## Description of the task
Find each line with the string "chart" and copy it.

* * * *

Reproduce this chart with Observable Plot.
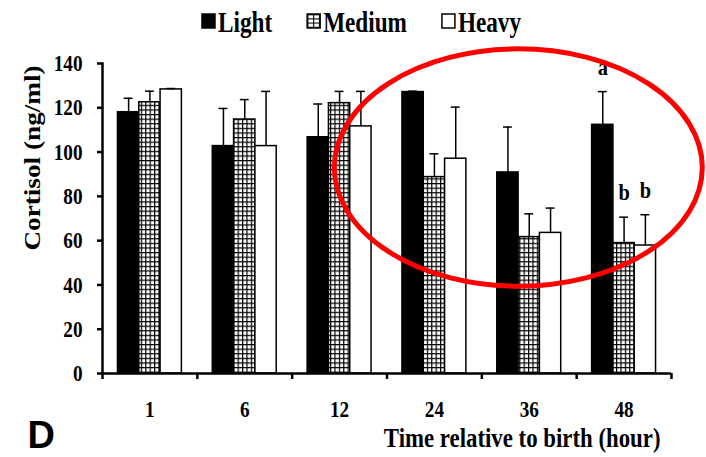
<!DOCTYPE html>
<html>
<head>
<meta charset="utf-8">
<script src="https://cdn.jsdelivr.net/npm/d3@7"></script>
<script src="https://cdn.jsdelivr.net/npm/@observablehq/plot@0.6"></script>
<style>
  html, body { margin: 0; padding: 0; background: #fff; }
  body { width: 706px; height: 457px; overflow: hidden; }
</style>
</head>
<body>
<div id="chart"></div>
<script>
// ---- data ----
const times = ["1", "6", "12", "24", "36", "48"];
const series = ["Light", "Medium", "Heavy"];
const lightMean = [118.0, 102.7, 106.7, 127.1, 90.8, 112.3];
const lightSE = [6.3, 17.0, 15.0, 0.4, 20.5, 15.0];
const mediumMean = [122.5, 114.7, 122.1, 88.7, 61.6, 58.9];
const mediumSE = [5.0, 9.0, 5.3, 10.5, 10.5, 11.7];
const heavyMean = [128.3, 102.7, 111.6, 97.0, 63.5, 57.8];
const heavySE = [0.4, 24.7, 15.8, 23.3, 11.2, 13.9];
const yTicks = [0, 20, 40, 60, 80, 100, 120, 140];
const letterTime = "48";
const letters = ["a", "b", "b"];
// highlight ellipse: centre (time slot, ng/ml) and radii (slots, ng/ml)
const highlight = [3.89, 92.8, 1.94, 53.6];
const xTitle = "Time relative to birth (hour)";
const yTitle = "Cortisol (ng/ml)";
const panelLabel = "D";

// ---- build table ----
const means = [lightMean, mediumMean, heavyMean];
const ses = [lightSE, mediumSE, heavySE];
const rows = series.flatMap((s, j) => times.map((t, i) => ({
  time: t, i, series: s, j,
  mean: means[j][i], se: ses[j][i],
  letter: t === letterTime ? letters[j] : ""
})));

const BAR = 0.2247, CAP = 0.047;
const barLeft = d => d.i + (d.j - 1.5) * BAR;
const barRight = d => barLeft(d) + BAR;
const barMid = d => barLeft(d) + BAR / 2;
const errTop = d => d.mean + d.se;

const serif = "'Liberation Serif', 'Times New Roman', serif";
const host = d3.select("#chart");

// ---- legend (above the plot) ----
const leg = host.append("svg")
  .attr("width", 706).attr("height", 45)
  .style("display", "block")
  .style("font-family", serif).style("font-weight", "bold");
const ldefs = leg.append("defs");
const legPat = ldefs.append("pattern").attr("id", "legGrid")
  .attr("patternUnits", "userSpaceOnUse").attr("width", 5.75).attr("height", 4.17);
legPat.append("rect").attr("width", 5.75).attr("height", 4.17).attr("fill", "#000");
legPat.append("rect").attr("x", 1.1).attr("y", 1.1).attr("width", 4.65).attr("height", 3.07).attr("fill", "#fff");
const legendFills = ["#000", "url(#legGrid)", "#fff"];
let lx = 202;
series.forEach((s, j) => {
  leg.append("rect").attr("x", lx).attr("y", 14).attr("width", 13).attr("height", 14)
    .attr("fill", legendFills[j]).attr("stroke", "#000").attr("stroke-width", 1.5);
  if (j === 1) legPat.attr("x", lx + 0.2).attr("y", 14.2);
  const t = leg.append("text").attr("x", lx + 16).attr("y", 32).attr("font-size", 29).text(s);
  const L = t.node().getComputedTextLength() * 0.8;
  t.attr("textLength", L).attr("lengthAdjust", "spacingAndGlyphs");
  lx += 16 + L + 35;
});

// ---- ellipse annotation (custom render using the plot's scales) ----
function ellipseMark(index, scales) {
  const [ex, ey, erx, ery] = highlight;
  const cx = scales.x(ex), cy = scales.y(ey);
  const e = document.createElementNS("http://www.w3.org/2000/svg", "ellipse");
  e.setAttribute("cx", cx);
  e.setAttribute("cy", cy);
  e.setAttribute("rx", scales.x(ex + erx) - cx);
  e.setAttribute("ry", cy - scales.y(ey + ery));
  e.setAttribute("fill", "none");
  e.setAttribute("stroke", "#f00");
  e.setAttribute("stroke-width", 5);
  return e;
}

// ---- plot ----
const plot = Plot.plot({
  width: 706,
  height: 412,
  marginTop: 18,
  marginBottom: 84,
  marginLeft: 102,
  marginRight: 35,
  x: {domain: [-0.5, 5.5]},
  y: {domain: [0, 140]},
  color: {domain: series, range: ["#000", "url(#grid)", "#fff"]},
  style: {fontFamily: serif, fontWeight: "bold", fontSize: "24px", color: "#000", background: "#fff", overflow: "visible"},
  marks: [
    Plot.rectY(rows, {x1: barLeft, x2: barRight, y1: 0, y2: "mean", fill: "series", stroke: "#000", strokeWidth: 1.5}),
    Plot.ruleX(rows, {x: barMid, y1: "mean", y2: errTop, stroke: "#000", strokeWidth: 1.5}),
    Plot.ruleY(rows, {y: errTop, x1: d => barMid(d) - CAP, x2: d => barMid(d) + CAP, stroke: "#000", strokeWidth: 1.5}),
    Plot.text(rows.filter(d => d.letter), {x: barMid, y: errTop, text: "letter", dy: -17, lineAnchor: "bottom", fontSize: 24}),
    Plot.frame({anchor: "left", strokeWidth: 2.5}),
    Plot.ruleY([0], {strokeWidth: 2.5}),
    Plot.axisY(yTicks, {tickSize: 5, tickPadding: 15, strokeWidth: 2.5, fontSize: 24, label: null}),
    Plot.axisX(d3.range(-0.5, 6, 1), {tickSize: 6, strokeWidth: 2.5, tickFormat: () => "", label: null}),
    Plot.axisX(d3.range(0, 6), {tickSize: 0, tickPadding: 26, tickFormat: i => times[i], fontSize: 24, label: null}),
    Plot.text([xTitle], {text: d => d, frameAnchor: "bottom-right", dx: -11, dy: 73, textAnchor: "end", lineAnchor: "bottom", fontSize: 28}),
    Plot.text([yTitle], {text: d => d, frameAnchor: "top-left", dx: -70, dy: 94.5, rotate: -90, textAnchor: "middle", lineAnchor: "middle", fontSize: 22.5}),
    Plot.text([panelLabel], {text: d => d, frameAnchor: "bottom-left", dx: -75, dy: 74, textAnchor: "start", lineAnchor: "bottom", fontSize: 38, fontFamily: "'Liberation Sans', Arial, sans-serif"}),
    ellipseMark
  ]
});

// grid pattern for the Medium bars
d3.select(plot).insert("defs", ":first-child").html(
  '<pattern id="grid" patternUnits="userSpaceOnUse" width="4.4" height="4.6">' +
  '<rect width="4.4" height="4.6" fill="#000"/>' +
  '<rect x="1.2" y="1.2" width="3.2" height="3.4" fill="#fff"/></pattern>'
);

host.node().append(plot);

// narrow (or widen) the serif text to match the reference's stretched look
const tickStrings = new Set([...times, ...yTicks.map(String)]);
d3.select(plot).selectAll("text").each(function () {
  const s = this.textContent;
  if (!s) return;
  if (s === xTitle) {
    // horizontal squeeze anchored at the text's right end
    const g = document.createElementNS("http://www.w3.org/2000/svg", "g");
    this.parentNode.insertBefore(g, this);
    g.appendChild(this);
    const b = g.getBBox();
    const R = b.x + b.width;
    g.setAttribute("transform", `translate(${R},0) scale(0.815,1) translate(${-R},0)`);
    return;
  }
  let k = null;
  if (s === yTitle) k = 1.21;
  else if (letters.includes(s)) k = 0.85;
  else if (tickStrings.has(s)) k = 0.8;
  if (k == null) return;
  const L = this.getComputedTextLength();
  this.setAttribute("textLength", L * k);
  this.setAttribute("lengthAdjust", "spacingAndGlyphs");
});
</script>
</body>
</html>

* * * *

## Response to this exercise
Reproduce this chart with Observable Plot.
<div id="chart"></div>
const host = d3.select("#chart");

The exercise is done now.